__STATED PROBLEM__.
Write the material out again in full, word for word. Do not include the pictures.

-----

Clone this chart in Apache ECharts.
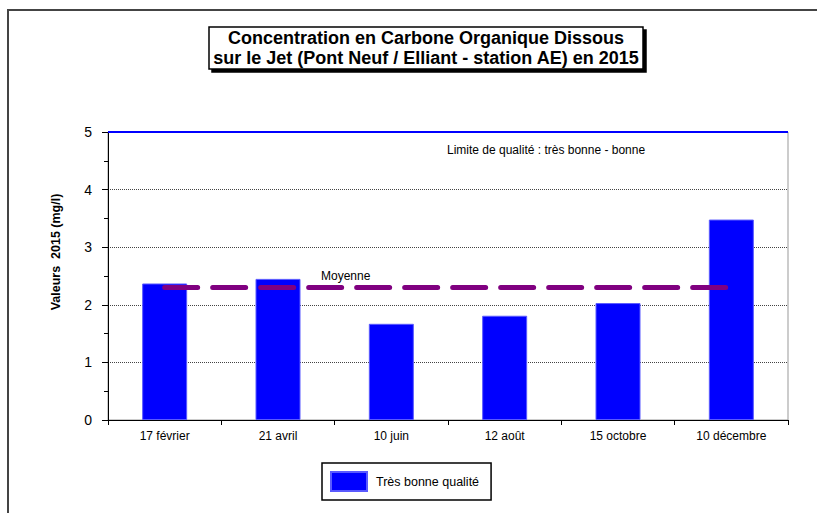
<!DOCTYPE html>
<html>
<head>
<meta charset="utf-8">
<script src="https://cdn.jsdelivr.net/npm/echarts@6/dist/echarts.min.js"></script>
<style>
  html, body { margin: 0; padding: 0; background: #fff; }
  #chart { width: 817px; height: 513px; }
</style>
</head>
<body>
<div id="chart"></div>
<script>
var categories = ['17 février', '21 avril', '10 juin', '12 août', '15 octobre', '10 décembre'];
var valeurs = [2.37, 2.45, 1.67, 1.81, 2.03, 3.48];
var moyenne = [2.3, 2.3, 2.3, 2.3, 2.3, 2.3];
var limite = 5;

var font = 'Arial, "Liberation Sans", sans-serif';
var container = document.getElementById('chart');

var opts = {
    backgroundColor: '#fff',
    animation: false,
    textStyle: { fontFamily: font, color: '#000' },
    title: {
        text: 'Concentration en Carbone Organique Dissous\nsur le Jet (Pont Neuf / Elliant - station AE) en 2015',
        left: 422,
        top: 27,
        padding: [1, 4],
        backgroundColor: '#fff',
        borderColor: '#000',
        borderWidth: 1.5,
        shadowColor: '#000',
        shadowBlur: 0,
        shadowOffsetX: 3,
        shadowOffsetY: 3,
        textAlign: 'center',
        textStyle: {
            fontFamily: font,
            fontSize: 18,
            fontWeight: 'bold',
            color: '#000',
            lineHeight: 20
        }
    },
    legend: {
        left: 322,
        top: 463,
        data: ['Très bonne qualité'],
        itemWidth: 36,
        itemHeight: 19,
        icon: 'rect',
        padding: [8, 12, 8, 8],
        borderColor: '#000',
        borderWidth: 1.5,
        textStyle: { fontFamily: font, fontSize: 12.5, color: '#000', padding: [0, 0, 0, 4] }
    },
    grid: {
        left: 108,
        right: 29,
        top: 132,
        bottom: 93,
        show: true,
        borderColor: '#999',
        borderWidth: 1
    },
    xAxis: [{
        type: 'category',
        data: categories,
        boundaryGap: true,
        axisLine: { lineStyle: { color: '#000', width: 1 } },
        axisTick: { show: true, alignWithLabel: false, length: 5, lineStyle: { color: '#000' } },
        axisLabel: { fontFamily: font, fontSize: 12, color: '#000', margin: 10 }
    }],
    yAxis: [{
        type: 'value',
        min: 0,
        max: 5,
        interval: 1,
        axisLine: { show: true, lineStyle: { color: '#000', width: 1 } },
        axisTick: { show: true, length: 6, lineStyle: { color: '#000' } },
        minorTick: { show: true, splitNumber: 2, length: 4, lineStyle: { color: '#000' } },
        axisLabel: { fontFamily: font, fontSize: 14, color: '#000', margin: 16 },
        splitLine: { show: true, lineStyle: { color: '#444', type: 'dotted', width: 1 } }
    }],
    graphic: [
        {
            type: 'rect',
            shape: { x: 8, y: 10, width: 900, height: 600 },
            style: { fill: 'none', stroke: '#444', lineWidth: 2 },
            silent: true,
            z: -10
        },
        {
            type: 'text',
            x: 56,
            y: 252,
            rotation: Math.PI / 2,
            style: {
                text: 'Valeurs  2015 (mg/l)',
                fontFamily: font,
                fontSize: 12.5,
                fontWeight: 'bold',
                fill: '#000',
                textAlign: 'center',
                textVerticalAlign: 'middle'
            }
        },
        {
            type: 'text',
            left: 447,
            top: 144,
            style: { text: 'Limite de qualité : très bonne - bonne', fontFamily: font, fontSize: 12, fill: '#000' }
        },
        {
            type: 'text',
            left: 321,
            top: 270,
            style: { text: 'Moyenne', fontFamily: font, fontSize: 12, fill: '#000' }
        }
    ],
    series: [
        {
            name: 'Très bonne qualité',
            type: 'bar',
            data: valeurs,
            barWidth: 45,
            itemStyle: { color: '#0000ff', borderColor: '#5a5aff', borderWidth: 1 },
            markLine: {
                silent: true,
                symbol: 'none',
                label: { show: false },
                lineStyle: { color: '#0000ff', width: 2, type: 'solid' },
                data: [{ yAxis: limite }]
            }
        },
        {
            name: 'Moyenne',
            type: 'line',
            data: moyenne,
            symbol: 'none',
            lineStyle: { color: '#800080', width: 5, type: [33, 15], cap: 'round' },
            z: 5
        }
    ]
};

echarts.init(container, null, { renderer: 'svg' }).setOption(opts);
</script>
</body>
</html>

-----

__FULL ANSWER__.
Clone this chart in Apache ECharts.
<!DOCTYPE html>
<html>
<head>
<meta charset="utf-8">
<script src="https://cdn.jsdelivr.net/npm/echarts@6/dist/echarts.min.js"></script>
<style>
  html, body { margin: 0; padding: 0; background: #fff; }
  #chart { width: 817px; height: 513px; }
</style>
</head>
<body>
<div id="chart"></div>
<script>
var categories = ['17 février', '21 avril', '10 juin', '12 août', '15 octobre', '10 décembre'];
var valeurs = [2.37, 2.45, 1.67, 1.81, 2.03, 3.48];
var moyenne = [2.3, 2.3, 2.3, 2.3, 2.3, 2.3];
var limite = 5;

var font = 'Arial, "Liberation Sans", sans-serif';
var container = document.getElementById('chart');

var opts = {
    backgroundColor: '#fff',
    animation: false,
    textStyle: { fontFamily: font, color: '#000' },
    title: {
        text: 'Concentration en Carbone Organique Dissous\nsur le Jet (Pont Neuf / Elliant - station AE) en 2015',
        left: 422,
        top: 27,
        padding: [1, 4],
        backgroundColor: '#fff',
        borderColor: '#000',
        borderWidth: 1.5,
        shadowColor: '#000',
        shadowBlur: 0,
        shadowOffsetX: 3,
        shadowOffsetY: 3,
        textAlign: 'center',
        textStyle: {
            fontFamily: font,
            fontSize: 18,
            fontWeight: 'bold',
            color: '#000',
            lineHeight: 20
        }
    },
    legend: {
        left: 322,
        top: 463,
        data: ['Très bonne qualité'],
        itemWidth: 36,
        itemHeight: 19,
        icon: 'rect',
        padding: [8, 12, 8, 8],
        borderColor: '#000',
        borderWidth: 1.5,
        textStyle: { fontFamily: font, fontSize: 12.5, color: '#000', padding: [0, 0, 0, 4] }
    },
    grid: {
        left: 108,
        right: 29,
        top: 132,
        bottom: 93,
        show: true,
        borderColor: '#999',
        borderWidth: 1
    },
    xAxis: [{
        type: 'category',
        data: categories,
        boundaryGap: true,
        axisLine: { lineStyle: { color: '#000', width: 1 } },
        axisTick: { show: true, alignWithLabel: false, length: 5, lineStyle: { color: '#000' } },
        axisLabel: { fontFamily: font, fontSize: 12, color: '#000', margin: 10 }
    }],
    yAxis: [{
        type: 'value',
        min: 0,
        max: 5,
        interval: 1,
        axisLine: { show: true, lineStyle: { color: '#000', width: 1 } },
        axisTick: { show: true, length: 6, lineStyle: { color: '#000' } },
        minorTick: { show: true, splitNumber: 2, length: 4, lineStyle: { color: '#000' } },
        axisLabel: { fontFamily: font, fontSize: 14, color: '#000', margin: 16 },
        splitLine: { show: true, lineStyle: { color: '#444', type: 'dotted', width: 1 } }
    }],
    graphic: [
        {
            type: 'rect',
            shape: { x: 8, y: 10, width: 900, height: 600 },
            style: { fill: 'none', stroke: '#444', lineWidth: 2 },
            silent: true,
            z: -10
        },
        {
            type: 'text',
            x: 56,
            y: 252,
            rotation: Math.PI / 2,
            style: {
                text: 'Valeurs  2015 (mg/l)',
                fontFamily: font,
                fontSize: 12.5,
                fontWeight: 'bold',
                fill: '#000',
                textAlign: 'center',
                textVerticalAlign: 'middle'
            }
        },
        {
            type: 'text',
            left: 447,
            top: 144,
            style: { text: 'Limite de qualité : très bonne - bonne', fontFamily: font, fontSize: 12, fill: '#000' }
        },
        {
            type: 'text',
            left: 321,
            top: 270,
            style: { text: 'Moyenne', fontFamily: font, fontSize: 12, fill: '#000' }
        }
    ],
    series: [
        {
            name: 'Très bonne qualité',
            type: 'bar',
            data: valeurs,
            barWidth: 45,
            itemStyle: { color: '#0000ff', borderColor: '#5a5aff', borderWidth: 1 },
            markLine: {
                silent: true,
                symbol: 'none',
                label: { show: false },
                lineStyle: { color: '#0000ff', width: 2, type: 'solid' },
                data: [{ yAxis: limite }]
            }
        },
        {
            name: 'Moyenne',
            type: 'line',
            data: moyenne,
            symbol: 'none',
            lineStyle: { color: '#800080', width: 5, type: [33, 15], cap: 'round' },
            z: 5
        }
    ]
};

echarts.init(container, null, { renderer: 'svg' }).setOption(opts);
</script>
</body>
</html>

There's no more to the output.